When you adopt behavior driven development, you can expect these benefits:
  • Putting business goals and customer requirements front and center.
  • Guidelines for structuring the conversation between the Three Amigos. This makes these more effective and productive.
  • Defining acceptance criteria before development begins.
  • Avoiding effort on features that don’t contribute to business goals.
  • Avoiding misinterpretations that lead to redoing work further down the line.
  • Ubiquitous language. A domain specific language that’s used everywhere in the software.
  • Specifications that non-technical people can easily understand.
  • Executable specifications
  1. Automated acceptance tests providing quick feedback to keep implementation on track.
  2. Living specifications that are never out-of-date.
  3. Automatically generated technical and end-user documentation, also never out-of-date.

The Phases of Behavior Driven Development

In BDD you go through three phases for each story you want to implement.

These phases are:

  • Discovery. This is where you explore a story in a structured conversation. It has two aims. One is to ensure the story’ll contribute to business outcomes. For example with the Five Whys method. The other aim is to ensure shared understanding of what is required by outlining concrete examples of specific scenarios.
  • Formulation. This is where you rephrase (formulate) the examples in a structured language and turn them into executable specifications. These follow the given-when-then pattern:
  1. the scenario (given)—the initial state, for example ‘the user is logged in’,
  2. The event (when)—what happens, for example ‘the user presses the logout button’,  and
  3. the outcome (then)—the expected response, for example ‘the login page is shown’.
  • Prioritizing items, and re-prioritizing them when you add more details or gain new insights.
  • Identifying risks and obstacles for items close to implementation.

The outcome of these activities should be a Product Backlog that’s DEEP. An acronym coined by Roman Pichler:

  • Automation. This is where you turn the executable specifications into automated acceptance tests. Using tools like Cucumber, this is a matter of connecting the tool to the software.
Working software: The acceptance tests guide your work implementing the software.

A BDD Example

Let’s go through the Discovery and Formulation phases to give you an example. Title: Blocking other users. Narrative: As a member, I want to block users, so that they don’t bother me anymore.

Discovery

The story seems straightforward enough, but questions arise as soon as you start thinking it through:
Bdd Discovery
  • What business outcome is served?
  • What does blocking mean? What does that entail? What do you need to make that happen?
  • What does ‘don’t bother me anymore’ mean? What does that look like?

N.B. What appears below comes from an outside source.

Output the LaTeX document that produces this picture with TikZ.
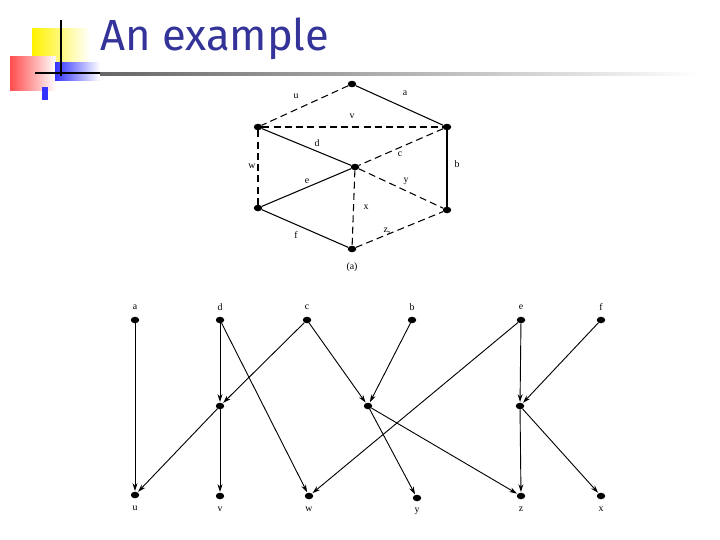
\documentclass[tikz,border=0pt]{standalone}
\usepackage{fontspec}
\setmainfont{Liberation Serif}
\newfontfamily\titlefont{Fira Sans}
\usetikzlibrary{arrows.meta,shapes.geometric}
\definecolor{tblue}{RGB}{51,51,153}
\begin{document}
\begin{tikzpicture}[x=0.1cm,y=-0.1cm,
  dot/.style={ellipse,fill=black,inner sep=0pt,minimum width=0.85cm,minimum height=0.65cm},
  lab/.style={font=\fontsize{28}{28}\selectfont,inner sep=0pt},
  sol/.style={line width=3pt},
  dsh/.style={line width=3pt,dash pattern=on 20pt off 12pt},
  arr/.style={line width=2.6pt,-{Stealth[length=22pt,width=14pt]},shorten >=2pt}]
\useasboundingbox (0,0) rectangle (720,540);
% logo
\shade[left color=yellow!90!orange,right color=white] (32,28) rectangle (90,62);
\shade[left color=red!70,right color=white] (10,56) rectangle (56,90);
\shade[left color=blue!80,right color=white] (55,62) rectangle (100,80);
\fill[blue!80] (42,87) rectangle (48,100);
\draw[line width=6pt] (61,20) -- (61,76);
\draw[line width=6pt] (35,73) -- (100,73);
\shade[left color=gray!80!black,right color=white] (100,72) rectangle (700,75);
\node[anchor=west,text=tblue,font=\titlefont\fontsize{124}{124}\selectfont,inner sep=0pt] (title) at (100,39) {An example};
% top graph
\node[dot] (T) at (352,84) {};
\node[dot] (UL) at (258,127) {};
\node[dot] (UR) at (447,127) {};
\node[dot] (C) at (355,167) {};
\node[dot] (LL) at (258,208) {};
\node[dot] (LR) at (447,210) {};
\node[dot] (B) at (352,249) {};
\draw[dsh] (T)--(UL); \draw[sol] (T)--(UR); \draw[dsh] (UL)--(UR);
\draw[sol] (UL)--(C); \draw[dsh] (UR)--(C); \draw[dsh] (UL)--(LL);
\draw[sol] (UR)--(LR); \draw[sol] (C)--(LL); \draw[dsh] (C)--(LR);
\draw[dsh] (C)--(B); \draw[sol] (LL)--(B); \draw[dsh] (B)--(LR);
\node[lab] (lu) at (296,96) {u}; \node[lab] (la) at (405,93) {a};
\node[lab] (lv) at (352,116) {v}; \node[lab] (ld) at (317,143) {d};
\node[lab] (lc) at (400,154) {c}; \node[lab] (lw) at (252,166) {w};
\node[lab] (lb) at (457,164) {b}; \node[lab] (le) at (307,181) {e};
\node[lab] (ly) at (406,181) {y}; \node[lab] (lx) at (366,207) {x};
\node[lab] (lf) at (296,235) {f}; \node[lab] (lz) at (387,231) {z,};
\node[lab] (lcap) at (352,267) {(a)};
% bottom graph
\foreach \n/\x in {a/135,d/220,c/307,b/412,e/521,f/601}{
  \node[dot] (t\n) at (\x,320) {};
  \node[lab] (lt\n) at (\x,307) {\n};}
\node[dot] (m1) at (220,406) {};
\node[dot] (m2) at (368,406) {};
\node[dot] (m3) at (520,406) {};
\foreach \n/\x/\y in {u/135/495,v/220/496,w/309/496,y/417/498,z/521/496,x/601/496}{
  \node[dot] (b\n) at (\x,\y) {};
  \node[lab] (lb\n) at (\x,\y+13) {\n};}
\draw[arr] (ta)--(bu); \draw[arr] (td)--(m1); \draw[arr] (tc)--(m1);
\draw[arr] (m1)--(bu); \draw[arr] (m1)--(bv); \draw[arr] (td)--(bw);
\draw[arr] (tc)--(m2); \draw[arr] (tb)--(m2); \draw[arr] (m2)--(by);
\draw[arr] (m2)--(bz); \draw[arr] (te)--(bw); \draw[arr] (te)--(m3);
\draw[arr] (tf)--(m3); \draw[arr] (m3)--(bz); \draw[arr] (m3)--(bx);
\end{tikzpicture}
\end{document}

What needs to happen or not happen?

The list goes on and on.

After talking with the customer, it turns out they simply don’t want to see updates from a blocked user in their activity feed. So, you’re left with: as a member, I want to mute users, so that my activity feed does not show their updates. A much simpler issue to tackle and far smaller in scope. Still, even now, it’s not entirely clear what needs to be done and what not. Time to clarify with examples from the user’s perspective.
  • When I mute another user, and that user sends an update, I don’t want to see it in my feed.
  • When I mute another user, and I scroll back in my feed, I don’t want to see any updates from that user.

Formulation

Now you write out each example in the structured notation that can be read and executed by software.
  • Given that I’ve muted |some user|, when I visit my activity feed, then the feed should not contain updates from |some user|.
  • Given that I’ve muted |some user|, when |some user| sends an update, it should not be added to my notifications.

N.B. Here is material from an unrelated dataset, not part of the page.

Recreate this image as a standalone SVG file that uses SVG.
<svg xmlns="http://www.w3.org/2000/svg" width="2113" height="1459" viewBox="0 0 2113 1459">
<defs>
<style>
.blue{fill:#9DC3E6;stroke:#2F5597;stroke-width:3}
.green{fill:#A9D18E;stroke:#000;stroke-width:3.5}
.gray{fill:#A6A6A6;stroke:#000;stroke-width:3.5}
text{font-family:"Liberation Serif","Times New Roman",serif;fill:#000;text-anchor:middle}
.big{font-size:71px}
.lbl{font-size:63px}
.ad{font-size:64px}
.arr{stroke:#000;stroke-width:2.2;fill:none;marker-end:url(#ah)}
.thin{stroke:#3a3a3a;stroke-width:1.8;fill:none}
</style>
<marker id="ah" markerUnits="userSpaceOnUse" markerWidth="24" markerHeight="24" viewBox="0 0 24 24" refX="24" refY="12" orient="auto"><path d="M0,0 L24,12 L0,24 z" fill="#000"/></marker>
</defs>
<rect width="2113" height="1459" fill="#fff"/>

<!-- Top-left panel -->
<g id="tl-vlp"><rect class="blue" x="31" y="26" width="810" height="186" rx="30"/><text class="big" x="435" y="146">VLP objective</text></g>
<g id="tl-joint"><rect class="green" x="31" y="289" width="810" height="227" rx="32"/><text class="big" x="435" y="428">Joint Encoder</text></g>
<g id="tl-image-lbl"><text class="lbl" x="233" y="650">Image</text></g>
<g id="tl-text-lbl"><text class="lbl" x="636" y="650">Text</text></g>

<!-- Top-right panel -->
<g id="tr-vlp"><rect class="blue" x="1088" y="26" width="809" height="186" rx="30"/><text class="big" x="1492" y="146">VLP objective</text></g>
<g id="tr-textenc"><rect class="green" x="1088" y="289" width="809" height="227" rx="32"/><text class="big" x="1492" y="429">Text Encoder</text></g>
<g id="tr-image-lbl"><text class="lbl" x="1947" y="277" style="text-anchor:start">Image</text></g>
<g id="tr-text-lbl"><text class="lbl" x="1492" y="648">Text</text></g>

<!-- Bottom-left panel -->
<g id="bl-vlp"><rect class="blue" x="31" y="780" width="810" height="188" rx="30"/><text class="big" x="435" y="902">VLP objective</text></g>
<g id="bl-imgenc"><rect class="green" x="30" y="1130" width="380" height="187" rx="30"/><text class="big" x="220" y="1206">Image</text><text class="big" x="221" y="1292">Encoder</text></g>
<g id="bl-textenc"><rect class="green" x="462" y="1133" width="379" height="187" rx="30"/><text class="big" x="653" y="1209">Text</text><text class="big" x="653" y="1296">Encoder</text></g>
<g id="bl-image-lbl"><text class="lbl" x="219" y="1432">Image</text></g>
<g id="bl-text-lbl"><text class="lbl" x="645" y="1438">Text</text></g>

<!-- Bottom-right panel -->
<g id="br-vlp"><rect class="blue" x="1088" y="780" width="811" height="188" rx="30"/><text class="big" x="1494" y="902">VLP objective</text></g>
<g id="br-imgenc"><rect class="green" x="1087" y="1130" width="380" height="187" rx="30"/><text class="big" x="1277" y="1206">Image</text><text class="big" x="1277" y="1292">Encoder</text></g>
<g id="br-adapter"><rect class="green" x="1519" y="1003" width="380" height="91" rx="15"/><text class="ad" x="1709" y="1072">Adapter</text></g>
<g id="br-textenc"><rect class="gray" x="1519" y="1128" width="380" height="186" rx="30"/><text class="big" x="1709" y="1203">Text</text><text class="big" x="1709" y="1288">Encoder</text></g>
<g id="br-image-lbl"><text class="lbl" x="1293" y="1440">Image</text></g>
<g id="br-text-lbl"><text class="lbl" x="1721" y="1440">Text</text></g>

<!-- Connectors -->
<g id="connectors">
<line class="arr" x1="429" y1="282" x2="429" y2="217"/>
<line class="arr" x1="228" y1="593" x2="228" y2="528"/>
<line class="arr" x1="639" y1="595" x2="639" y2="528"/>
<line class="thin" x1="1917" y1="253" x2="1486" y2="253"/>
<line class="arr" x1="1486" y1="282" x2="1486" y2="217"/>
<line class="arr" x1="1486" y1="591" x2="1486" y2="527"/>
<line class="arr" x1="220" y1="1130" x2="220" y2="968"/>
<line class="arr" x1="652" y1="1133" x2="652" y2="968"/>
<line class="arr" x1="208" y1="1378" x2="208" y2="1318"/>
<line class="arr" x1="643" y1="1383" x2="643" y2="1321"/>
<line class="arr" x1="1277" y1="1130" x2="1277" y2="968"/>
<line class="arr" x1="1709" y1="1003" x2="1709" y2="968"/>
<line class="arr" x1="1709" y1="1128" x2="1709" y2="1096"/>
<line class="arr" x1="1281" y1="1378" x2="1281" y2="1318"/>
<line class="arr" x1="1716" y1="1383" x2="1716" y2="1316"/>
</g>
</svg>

How Not to Get the Most Out of BDD

Common mistakes in behavior driven development are:
  • Leaving out testers in the Discovery and Formulation phases.
  • Assuming that writing down the examples is what counts.
  • Foregoing the Discovery phase because you think you already know what you need to do.

What Is Behavior Driven Testing

Behavior driven testing (BDT) is a lesser known process that leads to automated acceptance testing. Like BDD it promotes collaboration between technical and non-technical people. And it also uses a formalized natural language to write tests that can easily be reviewed and verified by business professionals. But BDT focuses more on what users do with the software. Rather than the acceptance criteria that verify the implementation of business logic.

What Is the Difference Between TDD and BDD?

Behavior driven development and test driven development are similar and different at the same time.
  • Both employ test-first approaches, but are not about testing.
  1. BDD is about improving collaboration and communication between developers, testers, and business professionals. So that software meets both business objectives and customer requirements.
  2. TDD is about design and specifications at the code level.
  • BDD works at the application and requirements level. TDD focuses on the level of the code that implements those requirements.
  • TDD is, or can be used as the “Make tests pass” phase of BDD.
  • In TDD you can, but don’t need to, use techniques from BDD down to the smallest level of abstraction
  • BDD doesn’t have a refactor phase like TDD.

Start Creating Useful Software Customers Want

The image above illustrates how difficult it is for a customer to describe what they want, and how it gets mangled as it moves down the line. It’s a cliche for a reason, and one with a long history. But using Behavior Driven Development, you can make that a thing of the past. Yes, it can be hard to stop and think, to ‘waste’ time having the conversations that’ll help you do that. But, it’s worth it. You’ll create useful software that customers actually want, and you’ll do it without having to redo, repair, or rework what you’ve done before.